=== Provided data ===

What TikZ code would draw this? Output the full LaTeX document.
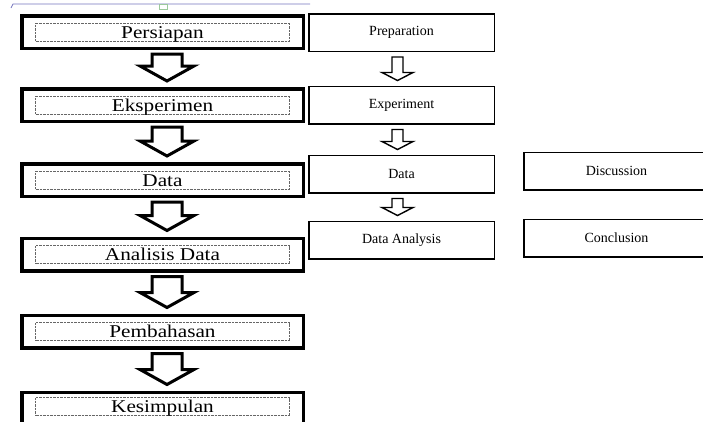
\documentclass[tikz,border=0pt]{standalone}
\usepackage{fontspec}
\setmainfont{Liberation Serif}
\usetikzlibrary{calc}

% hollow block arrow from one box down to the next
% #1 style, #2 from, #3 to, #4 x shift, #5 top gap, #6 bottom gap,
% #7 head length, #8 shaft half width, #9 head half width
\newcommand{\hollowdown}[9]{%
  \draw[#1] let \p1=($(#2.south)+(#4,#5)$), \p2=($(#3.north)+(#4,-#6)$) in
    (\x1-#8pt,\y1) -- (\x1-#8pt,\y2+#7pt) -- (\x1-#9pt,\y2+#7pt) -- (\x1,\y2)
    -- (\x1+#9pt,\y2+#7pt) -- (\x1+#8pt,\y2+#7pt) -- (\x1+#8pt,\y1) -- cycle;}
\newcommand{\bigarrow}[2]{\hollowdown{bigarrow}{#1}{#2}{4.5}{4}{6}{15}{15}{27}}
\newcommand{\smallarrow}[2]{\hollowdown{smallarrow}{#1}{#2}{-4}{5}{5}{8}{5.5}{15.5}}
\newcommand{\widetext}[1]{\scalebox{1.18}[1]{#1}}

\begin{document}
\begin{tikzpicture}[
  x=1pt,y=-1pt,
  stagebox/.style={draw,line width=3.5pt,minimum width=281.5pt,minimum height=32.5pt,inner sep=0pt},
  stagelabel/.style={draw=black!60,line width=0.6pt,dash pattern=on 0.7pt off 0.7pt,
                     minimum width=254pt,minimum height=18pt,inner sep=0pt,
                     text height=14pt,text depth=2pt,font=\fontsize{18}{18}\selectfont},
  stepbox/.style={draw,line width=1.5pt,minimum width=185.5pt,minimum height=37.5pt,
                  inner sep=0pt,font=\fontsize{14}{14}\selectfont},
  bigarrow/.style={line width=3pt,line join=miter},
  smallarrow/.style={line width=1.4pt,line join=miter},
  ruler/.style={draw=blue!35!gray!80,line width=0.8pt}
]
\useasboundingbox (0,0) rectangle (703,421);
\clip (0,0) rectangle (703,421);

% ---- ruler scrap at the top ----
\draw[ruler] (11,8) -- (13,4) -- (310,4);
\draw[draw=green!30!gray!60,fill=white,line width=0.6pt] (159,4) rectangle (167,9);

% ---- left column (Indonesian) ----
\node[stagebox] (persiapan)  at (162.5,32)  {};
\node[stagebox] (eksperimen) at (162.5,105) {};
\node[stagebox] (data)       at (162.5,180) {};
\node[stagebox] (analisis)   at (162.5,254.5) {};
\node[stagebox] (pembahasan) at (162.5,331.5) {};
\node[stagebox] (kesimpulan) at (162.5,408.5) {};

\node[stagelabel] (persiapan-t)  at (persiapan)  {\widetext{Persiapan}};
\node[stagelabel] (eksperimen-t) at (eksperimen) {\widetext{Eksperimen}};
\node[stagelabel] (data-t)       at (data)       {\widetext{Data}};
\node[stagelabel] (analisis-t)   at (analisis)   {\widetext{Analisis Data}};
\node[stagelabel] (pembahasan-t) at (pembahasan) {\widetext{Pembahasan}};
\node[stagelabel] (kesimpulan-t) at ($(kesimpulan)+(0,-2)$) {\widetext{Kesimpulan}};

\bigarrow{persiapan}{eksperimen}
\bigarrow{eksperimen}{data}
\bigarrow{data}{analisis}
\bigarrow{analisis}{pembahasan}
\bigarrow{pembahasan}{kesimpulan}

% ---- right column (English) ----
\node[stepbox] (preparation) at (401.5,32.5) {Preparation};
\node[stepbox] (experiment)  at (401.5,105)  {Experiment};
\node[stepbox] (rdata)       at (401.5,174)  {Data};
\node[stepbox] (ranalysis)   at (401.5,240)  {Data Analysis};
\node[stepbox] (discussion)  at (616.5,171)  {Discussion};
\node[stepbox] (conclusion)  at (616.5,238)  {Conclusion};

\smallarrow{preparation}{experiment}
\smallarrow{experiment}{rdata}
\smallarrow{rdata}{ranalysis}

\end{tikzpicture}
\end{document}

===

> [Required work] Reproduce the full material exactly, excluding the pictures.

> [Exercise response]
What TikZ code would draw this? Output the full LaTeX document.
\documentclass[tikz,border=0pt]{standalone}
\usepackage{fontspec}
\setmainfont{Liberation Serif}
\usetikzlibrary{calc}

% hollow block arrow from one box down to the next
% #1 style, #2 from, #3 to, #4 x shift, #5 top gap, #6 bottom gap,
% #7 head length, #8 shaft half width, #9 head half width
\newcommand{\hollowdown}[9]{%
  \draw[#1] let \p1=($(#2.south)+(#4,#5)$), \p2=($(#3.north)+(#4,-#6)$) in
    (\x1-#8pt,\y1) -- (\x1-#8pt,\y2+#7pt) -- (\x1-#9pt,\y2+#7pt) -- (\x1,\y2)
    -- (\x1+#9pt,\y2+#7pt) -- (\x1+#8pt,\y2+#7pt) -- (\x1+#8pt,\y1) -- cycle;}
\newcommand{\bigarrow}[2]{\hollowdown{bigarrow}{#1}{#2}{4.5}{4}{6}{15}{15}{27}}
\newcommand{\smallarrow}[2]{\hollowdown{smallarrow}{#1}{#2}{-4}{5}{5}{8}{5.5}{15.5}}
\newcommand{\widetext}[1]{\scalebox{1.18}[1]{#1}}

\begin{document}
\begin{tikzpicture}[
  x=1pt,y=-1pt,
  stagebox/.style={draw,line width=3.5pt,minimum width=281.5pt,minimum height=32.5pt,inner sep=0pt},
  stagelabel/.style={draw=black!60,line width=0.6pt,dash pattern=on 0.7pt off 0.7pt,
                     minimum width=254pt,minimum height=18pt,inner sep=0pt,
                     text height=14pt,text depth=2pt,font=\fontsize{18}{18}\selectfont},
  stepbox/.style={draw,line width=1.5pt,minimum width=185.5pt,minimum height=37.5pt,
                  inner sep=0pt,font=\fontsize{14}{14}\selectfont},
  bigarrow/.style={line width=3pt,line join=miter},
  smallarrow/.style={line width=1.4pt,line join=miter},
  ruler/.style={draw=blue!35!gray!80,line width=0.8pt}
]
\useasboundingbox (0,0) rectangle (703,421);
\clip (0,0) rectangle (703,421);

% ---- ruler scrap at the top ----
\draw[ruler] (11,8) -- (13,4) -- (310,4);
\draw[draw=green!30!gray!60,fill=white,line width=0.6pt] (159,4) rectangle (167,9);

% ---- left column (Indonesian) ----
\node[stagebox] (persiapan)  at (162.5,32)  {};
\node[stagebox] (eksperimen) at (162.5,105) {};
\node[stagebox] (data)       at (162.5,180) {};
\node[stagebox] (analisis)   at (162.5,254.5) {};
\node[stagebox] (pembahasan) at (162.5,331.5) {};
\node[stagebox] (kesimpulan) at (162.5,408.5) {};

\node[stagelabel] (persiapan-t)  at (persiapan)  {\widetext{Persiapan}};
\node[stagelabel] (eksperimen-t) at (eksperimen) {\widetext{Eksperimen}};
\node[stagelabel] (data-t)       at (data)       {\widetext{Data}};
\node[stagelabel] (analisis-t)   at (analisis)   {\widetext{Analisis Data}};
\node[stagelabel] (pembahasan-t) at (pembahasan) {\widetext{Pembahasan}};
\node[stagelabel] (kesimpulan-t) at ($(kesimpulan)+(0,-2)$) {\widetext{Kesimpulan}};

\bigarrow{persiapan}{eksperimen}
\bigarrow{eksperimen}{data}
\bigarrow{data}{analisis}
\bigarrow{analisis}{pembahasan}
\bigarrow{pembahasan}{kesimpulan}

% ---- right column (English) ----
\node[stepbox] (preparation) at (401.5,32.5) {Preparation};
\node[stepbox] (experiment)  at (401.5,105)  {Experiment};
\node[stepbox] (rdata)       at (401.5,174)  {Data};
\node[stepbox] (ranalysis)   at (401.5,240)  {Data Analysis};
\node[stepbox] (discussion)  at (616.5,171)  {Discussion};
\node[stepbox] (conclusion)  at (616.5,238)  {Conclusion};

\smallarrow{preparation}{experiment}
\smallarrow{experiment}{rdata}
\smallarrow{rdata}{ranalysis}

\end{tikzpicture}
\end{document}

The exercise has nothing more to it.